- _Task instructions_
Transcribe the listing below from its opening line up to and including the line that contains "const seriesValues = [receita, despesaFixa, despesaVariavel];"; reproduce nothing else.
━━━━━━━━━━━━━━━━━━━━
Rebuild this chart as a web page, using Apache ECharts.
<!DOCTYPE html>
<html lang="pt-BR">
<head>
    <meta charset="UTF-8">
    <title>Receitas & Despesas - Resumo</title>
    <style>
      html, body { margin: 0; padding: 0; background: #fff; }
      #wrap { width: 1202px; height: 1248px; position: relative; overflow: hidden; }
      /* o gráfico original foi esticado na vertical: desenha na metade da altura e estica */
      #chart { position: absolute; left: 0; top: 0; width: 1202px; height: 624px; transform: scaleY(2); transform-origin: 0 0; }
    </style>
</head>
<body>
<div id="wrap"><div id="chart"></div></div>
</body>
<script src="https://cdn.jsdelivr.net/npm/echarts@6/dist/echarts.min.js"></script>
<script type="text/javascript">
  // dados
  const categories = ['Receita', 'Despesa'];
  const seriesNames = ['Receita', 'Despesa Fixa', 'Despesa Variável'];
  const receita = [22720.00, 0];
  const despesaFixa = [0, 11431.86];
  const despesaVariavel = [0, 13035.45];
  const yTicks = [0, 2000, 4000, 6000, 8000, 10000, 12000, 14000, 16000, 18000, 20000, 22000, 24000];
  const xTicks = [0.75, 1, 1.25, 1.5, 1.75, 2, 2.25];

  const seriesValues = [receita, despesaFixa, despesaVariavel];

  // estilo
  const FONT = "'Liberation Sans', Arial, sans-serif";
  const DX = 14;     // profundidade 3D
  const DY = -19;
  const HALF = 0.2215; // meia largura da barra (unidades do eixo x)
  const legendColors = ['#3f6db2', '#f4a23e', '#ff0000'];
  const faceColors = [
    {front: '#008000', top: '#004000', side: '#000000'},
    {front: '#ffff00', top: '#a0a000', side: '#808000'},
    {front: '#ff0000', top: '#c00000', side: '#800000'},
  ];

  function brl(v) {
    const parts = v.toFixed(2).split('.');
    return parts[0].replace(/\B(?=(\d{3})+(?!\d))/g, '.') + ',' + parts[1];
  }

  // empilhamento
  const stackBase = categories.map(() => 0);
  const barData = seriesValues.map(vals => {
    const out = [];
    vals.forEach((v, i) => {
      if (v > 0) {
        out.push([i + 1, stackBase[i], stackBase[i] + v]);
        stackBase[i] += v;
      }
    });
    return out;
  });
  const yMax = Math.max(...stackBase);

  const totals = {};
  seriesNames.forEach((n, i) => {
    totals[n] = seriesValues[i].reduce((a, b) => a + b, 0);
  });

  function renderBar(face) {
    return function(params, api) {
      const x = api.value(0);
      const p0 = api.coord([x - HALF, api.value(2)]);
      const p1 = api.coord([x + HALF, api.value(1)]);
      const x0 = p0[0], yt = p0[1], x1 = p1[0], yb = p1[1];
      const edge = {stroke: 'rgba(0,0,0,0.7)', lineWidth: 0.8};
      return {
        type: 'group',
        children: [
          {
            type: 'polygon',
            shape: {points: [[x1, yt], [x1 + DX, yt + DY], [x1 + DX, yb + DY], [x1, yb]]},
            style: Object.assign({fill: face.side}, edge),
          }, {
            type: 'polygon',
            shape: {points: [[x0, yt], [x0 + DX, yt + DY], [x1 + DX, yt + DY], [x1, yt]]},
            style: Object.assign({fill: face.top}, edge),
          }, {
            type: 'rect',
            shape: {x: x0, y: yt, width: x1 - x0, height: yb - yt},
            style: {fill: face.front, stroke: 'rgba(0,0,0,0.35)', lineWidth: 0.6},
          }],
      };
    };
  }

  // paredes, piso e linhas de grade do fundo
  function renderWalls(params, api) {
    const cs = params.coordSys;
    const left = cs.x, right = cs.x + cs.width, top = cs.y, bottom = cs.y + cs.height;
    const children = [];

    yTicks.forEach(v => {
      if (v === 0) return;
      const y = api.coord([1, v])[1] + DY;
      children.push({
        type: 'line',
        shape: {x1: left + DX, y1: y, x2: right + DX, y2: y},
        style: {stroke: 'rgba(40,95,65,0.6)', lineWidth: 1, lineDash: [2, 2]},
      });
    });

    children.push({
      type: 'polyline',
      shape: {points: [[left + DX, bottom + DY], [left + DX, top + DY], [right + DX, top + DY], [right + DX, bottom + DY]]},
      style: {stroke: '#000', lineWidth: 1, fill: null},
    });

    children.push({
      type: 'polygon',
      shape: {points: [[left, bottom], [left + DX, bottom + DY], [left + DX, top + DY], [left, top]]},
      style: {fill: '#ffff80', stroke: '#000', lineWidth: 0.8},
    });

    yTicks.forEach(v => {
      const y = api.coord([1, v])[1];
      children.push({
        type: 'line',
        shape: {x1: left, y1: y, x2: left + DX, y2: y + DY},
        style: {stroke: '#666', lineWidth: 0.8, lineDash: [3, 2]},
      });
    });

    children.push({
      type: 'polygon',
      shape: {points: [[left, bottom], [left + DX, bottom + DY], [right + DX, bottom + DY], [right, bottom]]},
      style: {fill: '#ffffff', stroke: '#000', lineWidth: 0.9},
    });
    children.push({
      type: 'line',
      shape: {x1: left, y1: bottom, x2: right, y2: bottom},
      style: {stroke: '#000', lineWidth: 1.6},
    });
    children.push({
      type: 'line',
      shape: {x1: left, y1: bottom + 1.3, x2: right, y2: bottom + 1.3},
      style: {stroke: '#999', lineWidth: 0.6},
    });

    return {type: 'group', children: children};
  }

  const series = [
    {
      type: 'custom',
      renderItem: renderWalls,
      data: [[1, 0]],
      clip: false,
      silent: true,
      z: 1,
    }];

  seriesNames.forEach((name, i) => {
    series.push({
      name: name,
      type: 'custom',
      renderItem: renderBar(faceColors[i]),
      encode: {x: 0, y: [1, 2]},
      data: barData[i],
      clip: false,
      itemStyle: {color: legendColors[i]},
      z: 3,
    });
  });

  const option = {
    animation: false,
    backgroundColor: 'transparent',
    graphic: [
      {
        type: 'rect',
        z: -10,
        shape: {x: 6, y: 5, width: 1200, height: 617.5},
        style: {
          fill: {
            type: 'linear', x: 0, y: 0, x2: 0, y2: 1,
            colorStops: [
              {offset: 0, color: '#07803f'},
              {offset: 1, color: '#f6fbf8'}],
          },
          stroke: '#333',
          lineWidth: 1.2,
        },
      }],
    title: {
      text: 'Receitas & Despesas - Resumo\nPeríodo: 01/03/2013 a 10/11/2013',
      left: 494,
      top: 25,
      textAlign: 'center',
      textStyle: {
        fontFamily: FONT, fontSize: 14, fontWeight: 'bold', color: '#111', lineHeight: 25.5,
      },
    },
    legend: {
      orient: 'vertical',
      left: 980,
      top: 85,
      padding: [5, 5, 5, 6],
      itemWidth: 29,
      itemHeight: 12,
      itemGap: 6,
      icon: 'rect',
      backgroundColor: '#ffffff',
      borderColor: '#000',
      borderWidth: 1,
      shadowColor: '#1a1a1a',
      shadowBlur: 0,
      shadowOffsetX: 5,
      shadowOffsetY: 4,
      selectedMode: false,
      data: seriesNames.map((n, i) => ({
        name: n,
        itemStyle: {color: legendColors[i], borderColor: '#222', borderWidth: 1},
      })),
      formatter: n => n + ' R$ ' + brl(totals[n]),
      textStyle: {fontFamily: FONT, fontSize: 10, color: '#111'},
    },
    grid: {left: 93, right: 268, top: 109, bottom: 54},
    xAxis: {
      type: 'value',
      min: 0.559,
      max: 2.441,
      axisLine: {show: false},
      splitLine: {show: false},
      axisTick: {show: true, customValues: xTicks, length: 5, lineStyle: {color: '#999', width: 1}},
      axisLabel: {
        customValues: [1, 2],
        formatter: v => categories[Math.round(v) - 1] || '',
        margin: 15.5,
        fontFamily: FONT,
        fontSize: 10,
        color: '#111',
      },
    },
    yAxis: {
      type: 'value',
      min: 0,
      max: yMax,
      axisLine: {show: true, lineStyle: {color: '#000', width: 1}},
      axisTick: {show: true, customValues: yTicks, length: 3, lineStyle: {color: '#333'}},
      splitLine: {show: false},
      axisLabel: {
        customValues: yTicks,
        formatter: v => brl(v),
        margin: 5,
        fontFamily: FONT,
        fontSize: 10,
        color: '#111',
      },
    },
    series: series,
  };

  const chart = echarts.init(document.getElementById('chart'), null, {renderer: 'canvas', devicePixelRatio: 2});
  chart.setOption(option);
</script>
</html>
━━━━━━━━━━━━━━━━━━━━
- _Written response_
Rebuild this chart as a web page, using Apache ECharts.
<!DOCTYPE html>
<html lang="pt-BR">
<head>
    <meta charset="UTF-8">
    <title>Receitas & Despesas - Resumo</title>
    <style>
      html, body { margin: 0; padding: 0; background: #fff; }
      #wrap { width: 1202px; height: 1248px; position: relative; overflow: hidden; }
      /* o gráfico original foi esticado na vertical: desenha na metade da altura e estica */
      #chart { position: absolute; left: 0; top: 0; width: 1202px; height: 624px; transform: scaleY(2); transform-origin: 0 0; }
    </style>
</head>
<body>
<div id="wrap"><div id="chart"></div></div>
</body>
<script src="https://cdn.jsdelivr.net/npm/echarts@6/dist/echarts.min.js"></script>
<script type="text/javascript">
  // dados
  const categories = ['Receita', 'Despesa'];
  const seriesNames = ['Receita', 'Despesa Fixa', 'Despesa Variável'];
  const receita = [22720.00, 0];
  const despesaFixa = [0, 11431.86];
  const despesaVariavel = [0, 13035.45];
  const yTicks = [0, 2000, 4000, 6000, 8000, 10000, 12000, 14000, 16000, 18000, 20000, 22000, 24000];
  const xTicks = [0.75, 1, 1.25, 1.5, 1.75, 2, 2.25];

  const seriesValues = [receita, despesaFixa, despesaVariavel];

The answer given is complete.